Pair Mulch Decisions with Routine Pest Prevention
Mulch works best as part of a bigger plan. Clean gutters, working drainage, and sealed entry points matter just as much as the material you spread in the bed. If gutters dump water next to the foundation, or if irrigation keeps the soil soaked, pests get the same message no matter what mulch you bought.
Homeowners in Southwest Florida who want a closer look at problem areas can use professional pest control services to check the slab edge, the bed line, and the most common entry points together. That matters when ants keep returning to the same corner, or when you keep seeing roaches around damp exterior walls.

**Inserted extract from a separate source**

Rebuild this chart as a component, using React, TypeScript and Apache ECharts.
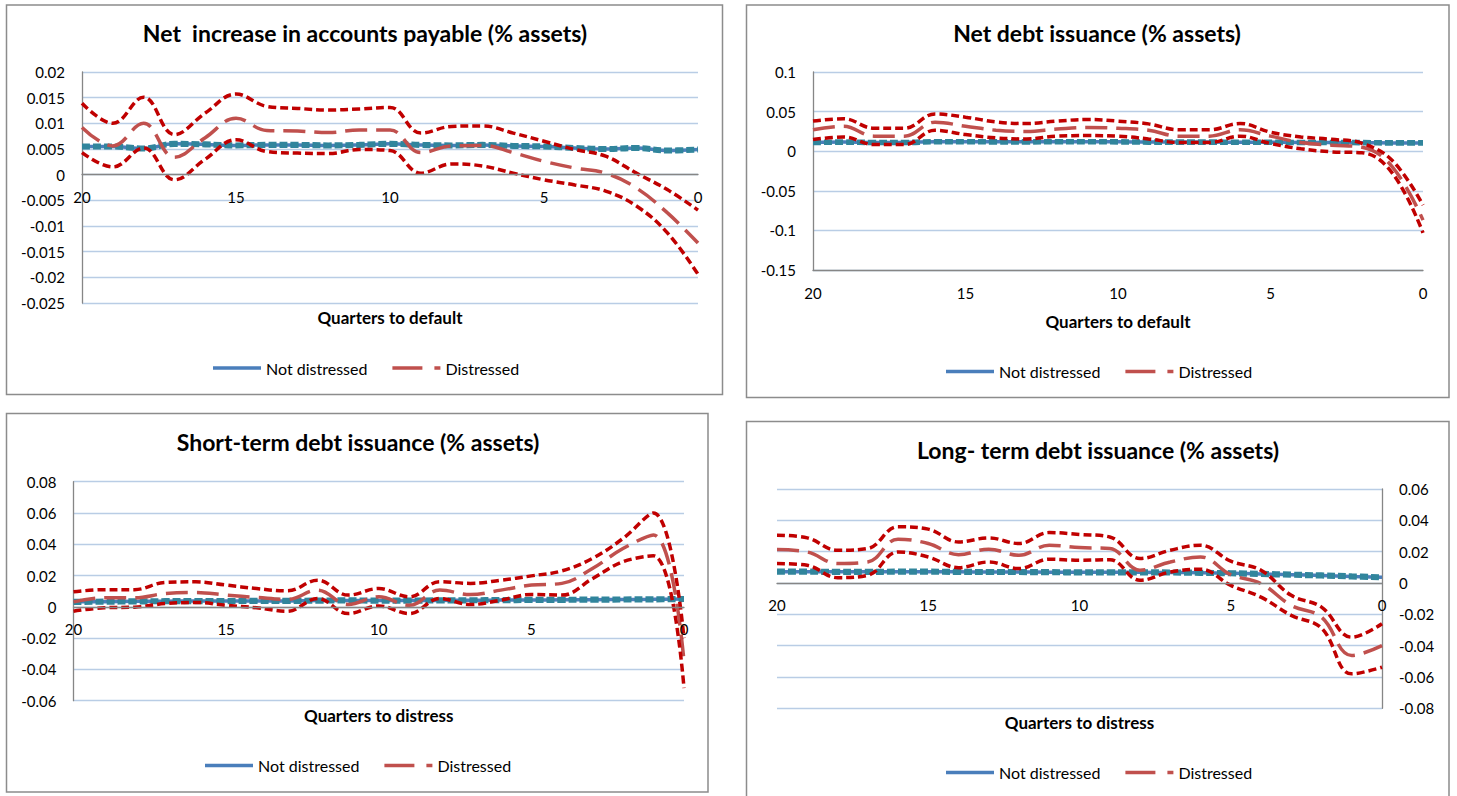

For homeowners who want a more focused home inspection in the Cape Coral area, residential pest control in Cape Coral is a practical next step when the same foundation spots keep drawing activity.
Mulch decisions and pest control work better together than apart. A bed can look clean on the surface and still hide termites, rodents, or roaches underneath if the moisture problem stays in place.
Conclusion
The right mulch choice can lower pest pressure, but the setup does most of the work. A clean inspection gap, shallow mulch, and dry edges matter more than scent, color, or brand.
If you want fewer pests around your foundation, keep mulch away from the wall, avoid wood-to-soil contact, and stay ahead of moisture. That simple approach gives termites, ants, roaches, and rodents fewer reasons to settle in.